Tuberculosis – Sings, Diagnosis & Prevention
Tuberculosis or TB is a highly infectious disease that is still common in developing countries around the world.
It is caused by bacteria called Mycobacterium tuberculosis which infects the body’s lungs and other parts of the body. It can cause serious complications such as intestinal obstruction, meningitis, disseminated TB and even death if left untreated.
Who Can Get It?
Anyone can get infected with tuberculosis but children, elderly and those who have lowered immune defenses have a higher risk of acquiring it. The bacteria are spread via droplet which means that the bacteria can be suspended in the air after an infected person sneezes.
Close contact with infected persons such as talking and kissing can also transmit the infection. Fomites like a handkerchief used by an infected person can also transfer the bacteria.
Since TB is highly infective, most family members who live in the same house with an infected patient will also most likely acquire TB unless proper preventive measures are taken. Health workers like doctors and nurses are also at risk for acquiring tuberculosis infection because constant exposure to patients in hospitals and health centers.
What Are The Symptoms?
The most common symptom of tuberculosis is chronic cough. Cough becomes chronic when it lasts more than 3 weeks. Cough can also be associated with sputum or phlegm, which sometimes can be blood-tinged. On and off fevers especially during the afternoon, night sweats and unexplainable significant weight loss are also common manifestations of TB infection.
How Is It Diagnosed?
Diagnosis of tuberculosis can be done using various imaging and laboratory tests. Usually a chest radiograph is requested to visualize tubercles in the lungs. However, it is possible that patients with active TB will turn up with a negative chest radiograph.
A negative chest radiograph despite clinical symptoms of TB does not eliminate the suspicion of TB. A sputum smear or Acid Fast Bacilli (AFB) smear can also be done to detect the bacteria in the sputum. It is a non-invasive test wherein patients are made to cough up sputum which is then visualized under a microscope.
It is a good test but like the chest radiograph, negative results do not rule out tuberculosis especially if the patient presents with symptoms. Another disadvantage of the AFB smear is that it is hard to perform on children and patients who are unable to cough out sputum.
The most definitive diagnostic test for TB is the sputum culture however, the results of this test only come out after 4 weeks which may delay necessary treatment. Lung biopsy can also be done to identify the infection itself but this is a invasive procedure and is almost never used.
How Is It Treated?
Patients diagnosed with tuberculosis have to undergo at least 6 months of daily medications. It is usually a combination of 4 drugs: Isoniazid, Rifampicin, Pyrazinamide and Ethambutol. Patients with multi-drug resistant tuberculosis, which means that they do not respond to these 4 medications, will need an additional drug Streptomycin.
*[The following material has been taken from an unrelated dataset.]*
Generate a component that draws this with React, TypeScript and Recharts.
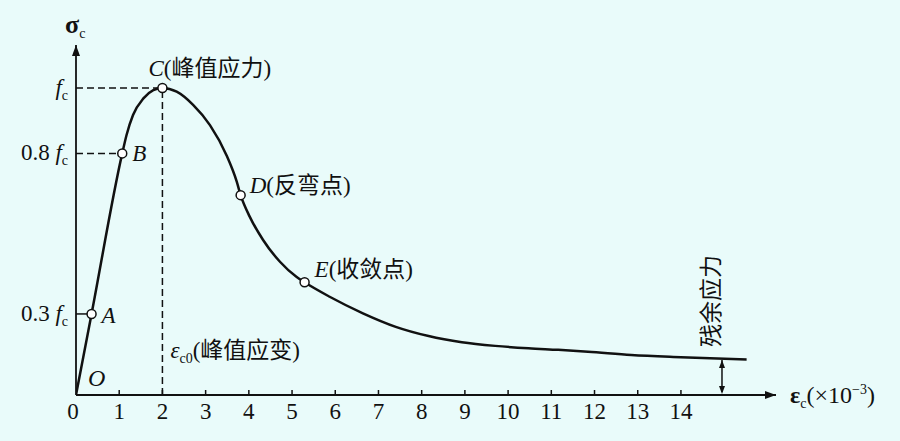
import { LineChart, Line, XAxis, YAxis, ReferenceLine, ReferenceDot } from "recharts";

// strain (×10^-3) and normalised stress σ/fc
const strain = [0, 0.36, 1.07, 1.17, 1.32, 1.56, 1.79, 2.0, 2.33, 2.71, 3.1, 3.48, 3.72, 3.81, 4.02, 4.33, 4.72, 5.1, 5.29, 5.87, 6.64, 7.4, 8.16, 8.93, 9.7, 10.47, 11.16, 11.85, 12.85, 14.0, 15.52];
const stress = [0, 0.264, 0.787, 0.847, 0.912, 0.966, 0.993, 1.0, 0.988, 0.945, 0.879, 0.782, 0.695, 0.651, 0.581, 0.505, 0.434, 0.385, 0.367, 0.32, 0.266, 0.222, 0.192, 0.172, 0.16, 0.152, 0.147, 0.141, 0.13, 0.123, 0.116];

const pointNames = ["A", "B", "C", "D", "E"];
const pointStrain = [0.36, 1.07, 2.0, 3.81, 5.29];
const pointStress = [0.264, 0.787, 1.0, 0.651, 0.367];
const pointNotes = ["", "", "(峰值应力)", "(反弯点)", "(收敛点)"];

const xTicks = [0, 1, 2, 3, 4, 5, 6, 7, 8, 9, 10, 11, 12, 13, 14];
const yTicks = [0.264, 0.787, 1];
const yTickLabels = ["0.3", "0.8", ""];

const peakStrain = 2;
const residualStrain = 14.95;
const residualStress = 0.114;
const xMax = 16.2;
const yMax = 1.14;

const curve = strain.map((x, i) => ({ x, y: stress[i] }));

const INK = "#111";
const BG = "#e9fbfa";
const FONT = '"Liberation Serif", "Times New Roman", "Noto Sans CJK SC", serif';
const FS = 23;
const SUB = 14;

// label offsets in px from each point
const noteOffset: Record<string, [number, number]> = {
  A: [10, 9],
  B: [10, 8],
  C: [-14, -12],
  D: [9, -2],
  E: [10, -5],
};

const XTick = (p: any) => {
  const { x, y, payload } = p;
  return (
    <g>
      {payload.value !== 0 && <line x1={x} y1={y} x2={x} y2={y - 5} stroke={INK} strokeWidth={1.5} />}
      <text x={payload.value === 0 ? x - 3 : x} y={y + 24} textAnchor="middle" fontFamily={FONT} fontSize={FS} fill={INK}>
        {payload.value}
      </text>
    </g>
  );
};

const YTick = (p: any) => {
  const { x, y, payload } = p;
  const k = yTickLabels[yTicks.indexOf(payload.value)];
  return (
    <text x={x - 8} y={y + 7} textAnchor="end" fontFamily={FONT} fontSize={FS} fill={INK}>
      {k ? <tspan>{k} </tspan> : null}
      <tspan fontStyle="italic">f</tspan>
      <tspan fontSize={SUB} dy={5}>c</tspan>
    </text>
  );
};

const pointShape = (name: string, note: string) => (p: any) => {
  const [dx, dy] = noteOffset[name];
  return (
    <g>
      <circle cx={p.cx} cy={p.cy} r={4.5} fill="#fff" stroke={INK} strokeWidth={1.5} />
      <text x={p.cx + dx} y={p.cy + dy} fontFamily={FONT} fontSize={FS} fill={INK}>
        <tspan fontStyle="italic">{name}</tspan>
        {note}
      </text>
    </g>
  );
};

const arrowUp = (p: any) => <polygon points={`${p.cx},${p.cy} ${p.cx - 4},${p.cy + 11} ${p.cx + 4},${p.cy + 11}`} fill={INK} />;
const arrowRight = (p: any) => <polygon points={`${p.cx},${p.cy} ${p.cx - 11},${p.cy - 4} ${p.cx - 11},${p.cy + 4}`} fill={INK} />;
const smallUp = (p: any) => <polygon points={`${p.cx},${p.cy} ${p.cx - 3},${p.cy + 8} ${p.cx + 3},${p.cy + 8}`} fill={INK} />;
const smallDown = (p: any) => <polygon points={`${p.cx},${p.cy} ${p.cx - 3},${p.cy - 8} ${p.cx + 3},${p.cy - 8}`} fill={INK} />;

const sigmaTitle = (p: any) => (
  <text x={p.cx - 11} y={p.cy - 12} fontFamily={FONT} fontSize={26} fontWeight="bold" fill={INK}>
    σ<tspan fontSize={SUB} fontWeight="normal" dy={5}>c</tspan>
  </text>
);

const epsTitle = (p: any) => (
  <text x={p.cx + 14} y={p.cy + 8} fontFamily={FONT} fontSize={24} fill={INK}>
    <tspan fontWeight="bold">ε</tspan>
    <tspan fontSize={SUB} dy={5}>c</tspan>
    <tspan dy={-5}>(×10</tspan>
    <tspan fontSize={SUB} dy={-9}>−3</tspan>
    <tspan dy={9}>)</tspan>
  </text>
);

const peakStrainNote = (p: any) => (
  <text x={p.cx + 8} y={p.cy} fontFamily={FONT} fontSize={FS} fill={INK}>
    <tspan fontStyle="italic">ε</tspan>
    <tspan fontSize={SUB} dy={5}>c0</tspan>
    <tspan dy={-5}>(峰值应变)</tspan>
  </text>
);

const originNote = (p: any) => (
  <text x={p.cx + 12} y={p.cy - 9} fontFamily={FONT} fontSize={24} fontStyle="italic" fill={INK}>
    O
  </text>
);

const residualNote = (p: any) => (
  <text
    x={p.cx - 10}
    y={p.cy}
    textAnchor="middle"
    dominantBaseline="central"
    transform={`rotate(-90 ${p.cx - 10} ${p.cy})`}
    fontFamily={FONT}
    fontSize={FS}
    fill={INK}
  >
    残余应力
  </text>
);

export default function App() {
  return (
    <div style={{ position: "absolute", left: 0, top: 0, width: 900, height: 441, background: BG }}>
      <LineChart width={900} height={441} data={curve} margin={{ top: 45, right: 124, bottom: 45, left: 75 }}>
        <XAxis
          type="number"
          dataKey="x"
          domain={[0, xMax]}
          ticks={xTicks}
          interval={0}
          height={1}
          tickSize={0}
          tickMargin={0}
          tickLine={false}
          tick={XTick}
          axisLine={{ stroke: INK, strokeWidth: 1.8 }}
          allowDataOverflow
        />
        <YAxis
          type="number"
          dataKey="y"
          domain={[0, yMax]}
          ticks={yTicks}
          interval={0}
          width={1}
          tickSize={0}
          tickMargin={0}
          tickLine={false}
          tick={YTick}
          axisLine={{ stroke: INK, strokeWidth: 1.8 }}
          allowDataOverflow
        />

        <ReferenceLine segment={[{ x: 0, y: 1 }, { x: peakStrain, y: 1 }]} stroke={INK} strokeWidth={1.5} strokeDasharray="7 4" ifOverflow="visible" />
        <ReferenceLine segment={[{ x: 0, y: pointStress[1] }, { x: pointStrain[1], y: pointStress[1] }]} stroke={INK} strokeWidth={1.5} strokeDasharray="7 4" ifOverflow="visible" />
        <ReferenceLine segment={[{ x: 0, y: pointStress[0] }, { x: pointStrain[0], y: pointStress[0] }]} stroke={INK} strokeWidth={1.5} ifOverflow="visible" />
        <ReferenceLine segment={[{ x: peakStrain, y: 0 }, { x: peakStrain, y: 1 }]} stroke={INK} strokeWidth={1.5} strokeDasharray="7 4" ifOverflow="visible" />
        <ReferenceLine segment={[{ x: residualStrain, y: 0.01 }, { x: residualStrain, y: residualStress }]} stroke={INK} strokeWidth={1.5} ifOverflow="visible" />

        <Line type="monotone" dataKey="y" stroke={INK} strokeWidth={2.5} dot={false} isAnimationActive={false} />

        {pointNames.map((n, i) => (
          <ReferenceDot key={n} x={pointStrain[i]} y={pointStress[i]} ifOverflow="visible" shape={pointShape(n, pointNotes[i])} />
        ))}

        <ReferenceDot x={0} y={yMax} ifOverflow="visible" shape={arrowUp} />
        <ReferenceDot x={xMax} y={0} ifOverflow="visible" shape={arrowRight} />
        <ReferenceDot x={residualStrain} y={residualStress} ifOverflow="visible" shape={smallUp} />
        <ReferenceDot x={residualStrain} y={0.003} ifOverflow="visible" shape={smallDown} />
        <ReferenceDot x={0} y={yMax} ifOverflow="visible" shape={sigmaTitle} />
        <ReferenceDot x={xMax} y={0} ifOverflow="visible" shape={epsTitle} />
        <ReferenceDot x={peakStrain} y={0.12} ifOverflow="visible" shape={peakStrainNote} />
        <ReferenceDot x={0} y={0} ifOverflow="visible" shape={originNote} />
        <ReferenceDot x={residualStrain} y={0.306} ifOverflow="visible" shape={residualNote} />
      </LineChart>
    </div>
  );
}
Strict adherence to daily medications is a must to successfully treat TB which is why doctors usually require the patient to have a treatment partner to supervise daily intake of medications. This treatment partner can be a family member or a health worker working for DOTS.
DOTS or Directly Observed Treatment Short Course is a program recommended by the World Health Organization to facilitate treatment of patients infected with tuberculosis.
How Can It Be Prevented?
In developing countries and countries where tuberculosis burden is high, children are usually required to receive a BCG vaccine which can prevent TB infection. Preventing transmission of TB is primarily the responsibility of the patient.
A patient who is diagnosed with tuberculosis and who is receiving quadruple medications for less than 2 weeks is still infective. Precautions such as wearing face masks should be taken. Family members or people in close contact with these patients should also be screened for tuberculosis.